> [STATED TASK]: A single number is the answer here: how many lines of the entries contain "that"?

> [EXERCISE MATERIAL]:
══════

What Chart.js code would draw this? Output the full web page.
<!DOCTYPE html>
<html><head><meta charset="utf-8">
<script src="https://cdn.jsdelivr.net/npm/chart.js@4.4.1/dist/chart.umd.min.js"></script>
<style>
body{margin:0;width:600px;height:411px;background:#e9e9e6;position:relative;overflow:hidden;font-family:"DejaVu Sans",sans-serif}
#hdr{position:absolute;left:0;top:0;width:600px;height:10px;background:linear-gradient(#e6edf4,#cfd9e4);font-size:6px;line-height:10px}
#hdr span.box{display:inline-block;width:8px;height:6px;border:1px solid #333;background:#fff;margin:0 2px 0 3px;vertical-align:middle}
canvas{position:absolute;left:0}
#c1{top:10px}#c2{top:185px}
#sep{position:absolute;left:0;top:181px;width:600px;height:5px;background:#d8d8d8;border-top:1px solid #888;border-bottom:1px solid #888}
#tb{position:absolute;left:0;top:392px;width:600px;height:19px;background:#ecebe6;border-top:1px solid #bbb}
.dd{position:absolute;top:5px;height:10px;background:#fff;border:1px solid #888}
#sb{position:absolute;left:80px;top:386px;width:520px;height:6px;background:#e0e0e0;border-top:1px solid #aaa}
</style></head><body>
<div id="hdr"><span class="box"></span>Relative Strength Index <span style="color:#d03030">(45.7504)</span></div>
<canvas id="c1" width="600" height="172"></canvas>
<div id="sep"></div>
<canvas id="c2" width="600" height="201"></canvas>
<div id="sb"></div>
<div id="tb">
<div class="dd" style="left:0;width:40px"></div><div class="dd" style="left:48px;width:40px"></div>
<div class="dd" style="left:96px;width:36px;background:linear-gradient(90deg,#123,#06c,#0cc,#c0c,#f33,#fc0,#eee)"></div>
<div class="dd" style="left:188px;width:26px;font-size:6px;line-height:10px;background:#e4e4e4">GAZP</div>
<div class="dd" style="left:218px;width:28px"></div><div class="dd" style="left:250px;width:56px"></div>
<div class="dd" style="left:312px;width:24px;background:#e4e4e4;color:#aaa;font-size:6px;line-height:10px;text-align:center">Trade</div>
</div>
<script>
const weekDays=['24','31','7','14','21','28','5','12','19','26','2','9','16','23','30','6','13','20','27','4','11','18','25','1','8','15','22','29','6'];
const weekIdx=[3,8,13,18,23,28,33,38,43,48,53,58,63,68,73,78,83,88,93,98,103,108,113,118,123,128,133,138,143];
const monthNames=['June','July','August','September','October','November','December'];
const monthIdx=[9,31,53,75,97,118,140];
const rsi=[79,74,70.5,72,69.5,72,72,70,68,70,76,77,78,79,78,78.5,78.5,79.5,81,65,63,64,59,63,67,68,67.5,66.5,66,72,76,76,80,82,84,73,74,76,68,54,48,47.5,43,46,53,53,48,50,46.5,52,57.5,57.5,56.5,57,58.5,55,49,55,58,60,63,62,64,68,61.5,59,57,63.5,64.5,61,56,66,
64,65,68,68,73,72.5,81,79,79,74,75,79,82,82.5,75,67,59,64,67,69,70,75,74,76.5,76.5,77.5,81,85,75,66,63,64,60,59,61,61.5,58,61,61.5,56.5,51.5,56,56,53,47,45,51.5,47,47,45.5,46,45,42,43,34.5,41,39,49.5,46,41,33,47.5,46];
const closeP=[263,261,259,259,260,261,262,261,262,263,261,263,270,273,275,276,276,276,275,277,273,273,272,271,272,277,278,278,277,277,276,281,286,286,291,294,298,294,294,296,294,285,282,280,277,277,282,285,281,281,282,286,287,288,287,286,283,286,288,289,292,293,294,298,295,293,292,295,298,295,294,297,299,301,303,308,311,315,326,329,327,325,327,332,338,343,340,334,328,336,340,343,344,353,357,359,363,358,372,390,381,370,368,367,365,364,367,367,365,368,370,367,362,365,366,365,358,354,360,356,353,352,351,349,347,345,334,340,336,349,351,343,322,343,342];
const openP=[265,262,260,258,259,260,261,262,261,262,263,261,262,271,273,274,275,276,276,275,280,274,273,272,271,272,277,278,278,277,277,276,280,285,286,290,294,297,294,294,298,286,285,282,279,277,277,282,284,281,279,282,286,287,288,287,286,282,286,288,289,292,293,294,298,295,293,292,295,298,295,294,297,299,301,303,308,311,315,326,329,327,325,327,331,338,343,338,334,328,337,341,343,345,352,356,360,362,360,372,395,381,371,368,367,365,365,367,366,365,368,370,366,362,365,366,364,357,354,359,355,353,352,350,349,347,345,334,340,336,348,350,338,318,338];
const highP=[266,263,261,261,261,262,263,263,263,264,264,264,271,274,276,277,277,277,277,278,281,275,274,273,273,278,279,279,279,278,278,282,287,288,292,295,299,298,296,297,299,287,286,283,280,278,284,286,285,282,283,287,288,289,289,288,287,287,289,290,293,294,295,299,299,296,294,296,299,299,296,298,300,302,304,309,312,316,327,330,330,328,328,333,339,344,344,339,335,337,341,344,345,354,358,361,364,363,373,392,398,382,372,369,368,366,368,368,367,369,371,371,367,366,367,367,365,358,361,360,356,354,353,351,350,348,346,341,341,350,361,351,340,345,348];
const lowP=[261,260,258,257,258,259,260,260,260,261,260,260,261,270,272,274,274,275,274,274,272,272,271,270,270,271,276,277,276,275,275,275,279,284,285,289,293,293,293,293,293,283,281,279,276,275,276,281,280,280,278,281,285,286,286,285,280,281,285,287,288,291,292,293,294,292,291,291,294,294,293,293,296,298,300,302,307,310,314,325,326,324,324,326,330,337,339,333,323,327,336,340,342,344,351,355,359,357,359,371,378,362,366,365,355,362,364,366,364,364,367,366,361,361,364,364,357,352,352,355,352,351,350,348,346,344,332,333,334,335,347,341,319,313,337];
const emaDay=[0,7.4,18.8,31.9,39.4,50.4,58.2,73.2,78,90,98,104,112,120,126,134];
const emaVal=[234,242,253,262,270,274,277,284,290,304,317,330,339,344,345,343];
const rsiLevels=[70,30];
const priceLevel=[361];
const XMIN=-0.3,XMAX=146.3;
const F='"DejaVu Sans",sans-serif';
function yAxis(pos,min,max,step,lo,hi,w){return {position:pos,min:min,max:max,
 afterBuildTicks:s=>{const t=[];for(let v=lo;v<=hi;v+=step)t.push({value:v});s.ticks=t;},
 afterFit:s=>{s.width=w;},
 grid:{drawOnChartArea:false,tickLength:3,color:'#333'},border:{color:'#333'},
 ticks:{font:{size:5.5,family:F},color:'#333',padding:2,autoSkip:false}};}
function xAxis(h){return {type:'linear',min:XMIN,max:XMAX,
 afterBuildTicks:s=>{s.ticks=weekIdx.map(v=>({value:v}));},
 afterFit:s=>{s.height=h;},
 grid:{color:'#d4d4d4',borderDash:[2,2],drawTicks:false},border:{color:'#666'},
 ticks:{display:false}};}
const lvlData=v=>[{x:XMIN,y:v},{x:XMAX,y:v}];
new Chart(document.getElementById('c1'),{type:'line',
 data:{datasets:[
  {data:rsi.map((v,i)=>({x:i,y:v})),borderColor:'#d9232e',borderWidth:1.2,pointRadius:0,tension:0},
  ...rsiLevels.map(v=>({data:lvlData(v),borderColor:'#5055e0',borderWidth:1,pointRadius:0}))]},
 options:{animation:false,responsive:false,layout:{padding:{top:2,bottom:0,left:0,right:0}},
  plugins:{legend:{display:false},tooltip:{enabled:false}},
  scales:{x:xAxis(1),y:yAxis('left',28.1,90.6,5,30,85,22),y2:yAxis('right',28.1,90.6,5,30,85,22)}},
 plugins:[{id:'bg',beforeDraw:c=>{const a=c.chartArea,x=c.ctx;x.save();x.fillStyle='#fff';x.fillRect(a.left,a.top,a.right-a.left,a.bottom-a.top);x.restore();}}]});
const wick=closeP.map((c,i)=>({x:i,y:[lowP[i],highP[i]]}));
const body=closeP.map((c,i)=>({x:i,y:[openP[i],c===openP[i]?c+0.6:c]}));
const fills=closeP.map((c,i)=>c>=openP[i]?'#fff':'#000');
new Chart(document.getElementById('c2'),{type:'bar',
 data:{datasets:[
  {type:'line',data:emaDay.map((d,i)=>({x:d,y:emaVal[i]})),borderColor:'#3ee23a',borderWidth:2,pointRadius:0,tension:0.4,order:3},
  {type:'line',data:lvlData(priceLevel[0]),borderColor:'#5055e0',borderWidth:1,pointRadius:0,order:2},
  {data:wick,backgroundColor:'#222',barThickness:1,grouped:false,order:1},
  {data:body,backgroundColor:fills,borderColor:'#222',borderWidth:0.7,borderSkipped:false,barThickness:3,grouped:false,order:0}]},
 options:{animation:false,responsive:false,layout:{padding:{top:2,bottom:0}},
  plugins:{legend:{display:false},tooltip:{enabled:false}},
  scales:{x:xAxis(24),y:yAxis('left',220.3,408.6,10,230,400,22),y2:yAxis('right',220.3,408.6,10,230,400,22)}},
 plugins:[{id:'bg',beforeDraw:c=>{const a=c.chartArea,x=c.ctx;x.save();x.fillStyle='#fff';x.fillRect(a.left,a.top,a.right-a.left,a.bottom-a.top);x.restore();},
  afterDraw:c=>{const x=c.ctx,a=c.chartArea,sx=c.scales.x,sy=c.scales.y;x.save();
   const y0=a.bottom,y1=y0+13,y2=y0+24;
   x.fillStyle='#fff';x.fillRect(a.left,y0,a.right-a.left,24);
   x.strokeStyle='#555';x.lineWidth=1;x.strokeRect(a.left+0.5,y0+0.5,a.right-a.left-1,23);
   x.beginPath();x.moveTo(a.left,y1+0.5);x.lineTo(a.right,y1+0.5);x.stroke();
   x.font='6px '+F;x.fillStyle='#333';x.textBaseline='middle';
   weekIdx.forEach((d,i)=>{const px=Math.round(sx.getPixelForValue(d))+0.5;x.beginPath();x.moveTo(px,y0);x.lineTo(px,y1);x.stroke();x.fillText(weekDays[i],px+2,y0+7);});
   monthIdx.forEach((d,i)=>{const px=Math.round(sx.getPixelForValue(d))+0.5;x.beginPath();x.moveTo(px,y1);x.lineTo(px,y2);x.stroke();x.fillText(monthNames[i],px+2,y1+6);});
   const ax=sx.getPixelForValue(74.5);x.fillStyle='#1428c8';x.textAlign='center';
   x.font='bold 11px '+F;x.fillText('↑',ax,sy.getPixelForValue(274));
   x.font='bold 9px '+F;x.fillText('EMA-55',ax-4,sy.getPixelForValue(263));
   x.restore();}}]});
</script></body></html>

══════

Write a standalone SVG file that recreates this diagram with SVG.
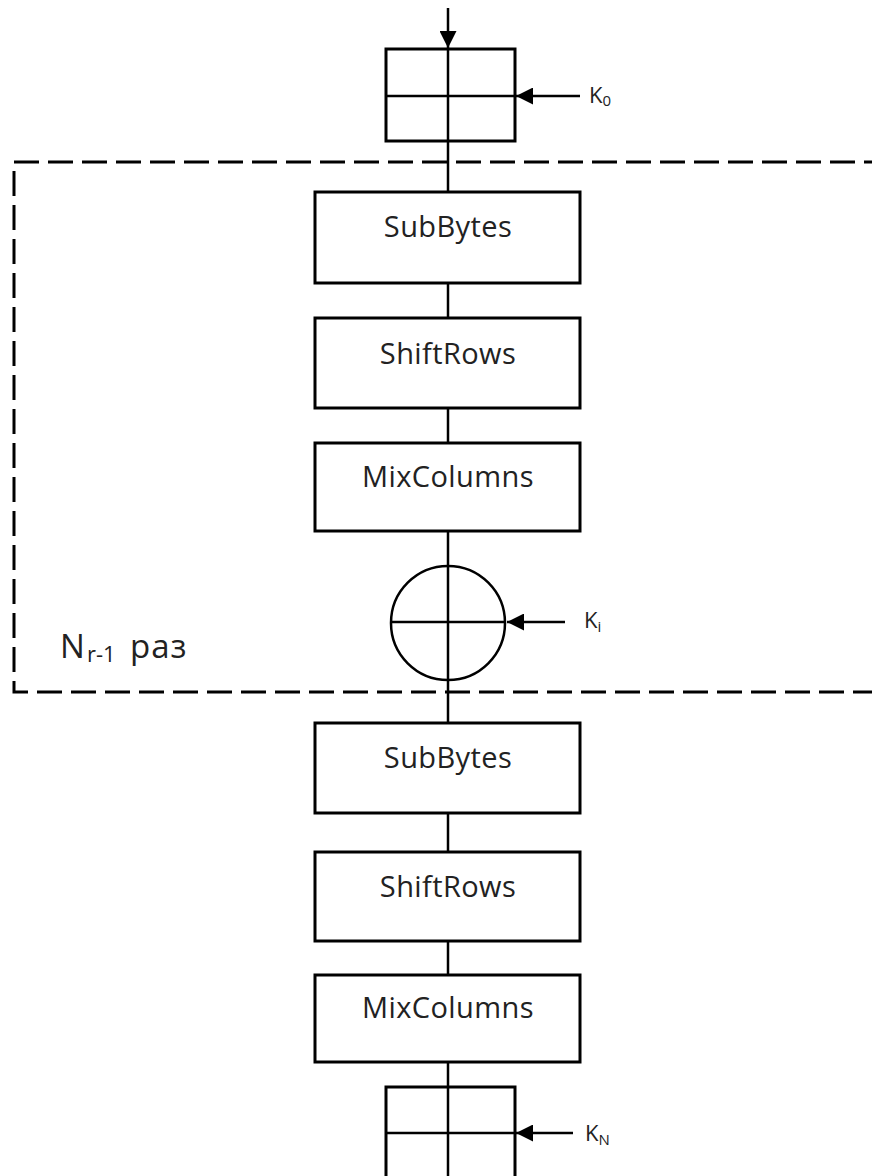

══════

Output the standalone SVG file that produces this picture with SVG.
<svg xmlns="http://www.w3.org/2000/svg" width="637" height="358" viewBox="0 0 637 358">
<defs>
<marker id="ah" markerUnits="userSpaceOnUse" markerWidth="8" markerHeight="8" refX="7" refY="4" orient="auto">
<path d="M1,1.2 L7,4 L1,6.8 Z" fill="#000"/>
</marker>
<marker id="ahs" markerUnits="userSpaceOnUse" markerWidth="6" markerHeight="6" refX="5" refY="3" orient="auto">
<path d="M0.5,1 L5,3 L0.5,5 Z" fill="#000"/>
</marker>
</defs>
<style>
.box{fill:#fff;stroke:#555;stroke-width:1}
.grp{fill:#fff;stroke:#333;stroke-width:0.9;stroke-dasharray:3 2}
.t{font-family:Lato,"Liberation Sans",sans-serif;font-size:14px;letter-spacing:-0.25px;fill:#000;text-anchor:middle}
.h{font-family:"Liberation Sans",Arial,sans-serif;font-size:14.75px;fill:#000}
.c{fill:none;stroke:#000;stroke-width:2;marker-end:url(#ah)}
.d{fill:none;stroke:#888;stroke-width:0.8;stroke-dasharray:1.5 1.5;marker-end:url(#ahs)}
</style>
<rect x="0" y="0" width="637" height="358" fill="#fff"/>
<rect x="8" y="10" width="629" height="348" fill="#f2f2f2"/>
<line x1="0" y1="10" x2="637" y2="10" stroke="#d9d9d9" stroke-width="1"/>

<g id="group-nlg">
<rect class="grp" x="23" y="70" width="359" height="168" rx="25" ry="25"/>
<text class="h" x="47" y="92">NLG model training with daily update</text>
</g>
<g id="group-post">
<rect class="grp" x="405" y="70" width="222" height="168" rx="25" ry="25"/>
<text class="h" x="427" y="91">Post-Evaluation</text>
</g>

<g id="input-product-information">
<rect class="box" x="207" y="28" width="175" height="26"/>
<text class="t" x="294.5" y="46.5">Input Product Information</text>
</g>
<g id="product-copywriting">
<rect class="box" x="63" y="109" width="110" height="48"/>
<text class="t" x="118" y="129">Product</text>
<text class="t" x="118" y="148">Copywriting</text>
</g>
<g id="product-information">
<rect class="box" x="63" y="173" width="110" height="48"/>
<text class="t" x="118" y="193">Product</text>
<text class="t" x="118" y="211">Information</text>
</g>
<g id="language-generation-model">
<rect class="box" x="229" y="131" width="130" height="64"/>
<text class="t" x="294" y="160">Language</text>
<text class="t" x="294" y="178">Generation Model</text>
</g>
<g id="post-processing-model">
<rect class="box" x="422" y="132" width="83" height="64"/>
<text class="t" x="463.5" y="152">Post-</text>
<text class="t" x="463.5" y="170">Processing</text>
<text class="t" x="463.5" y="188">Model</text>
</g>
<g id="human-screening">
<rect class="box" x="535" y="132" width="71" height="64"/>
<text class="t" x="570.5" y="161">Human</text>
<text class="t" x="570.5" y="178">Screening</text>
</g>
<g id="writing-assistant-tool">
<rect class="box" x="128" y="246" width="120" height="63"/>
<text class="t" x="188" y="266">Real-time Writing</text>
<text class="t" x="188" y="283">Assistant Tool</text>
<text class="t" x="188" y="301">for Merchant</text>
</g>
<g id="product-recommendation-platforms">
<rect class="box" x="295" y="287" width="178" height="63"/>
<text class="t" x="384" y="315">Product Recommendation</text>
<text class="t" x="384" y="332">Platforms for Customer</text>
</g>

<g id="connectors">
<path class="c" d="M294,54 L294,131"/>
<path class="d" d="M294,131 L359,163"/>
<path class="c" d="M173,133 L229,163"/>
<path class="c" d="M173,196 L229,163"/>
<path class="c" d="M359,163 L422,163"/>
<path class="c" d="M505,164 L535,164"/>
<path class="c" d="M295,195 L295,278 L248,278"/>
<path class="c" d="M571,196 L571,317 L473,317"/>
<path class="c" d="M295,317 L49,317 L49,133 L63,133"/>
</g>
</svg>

══════

> [EXERCISE OUTPUT]: 2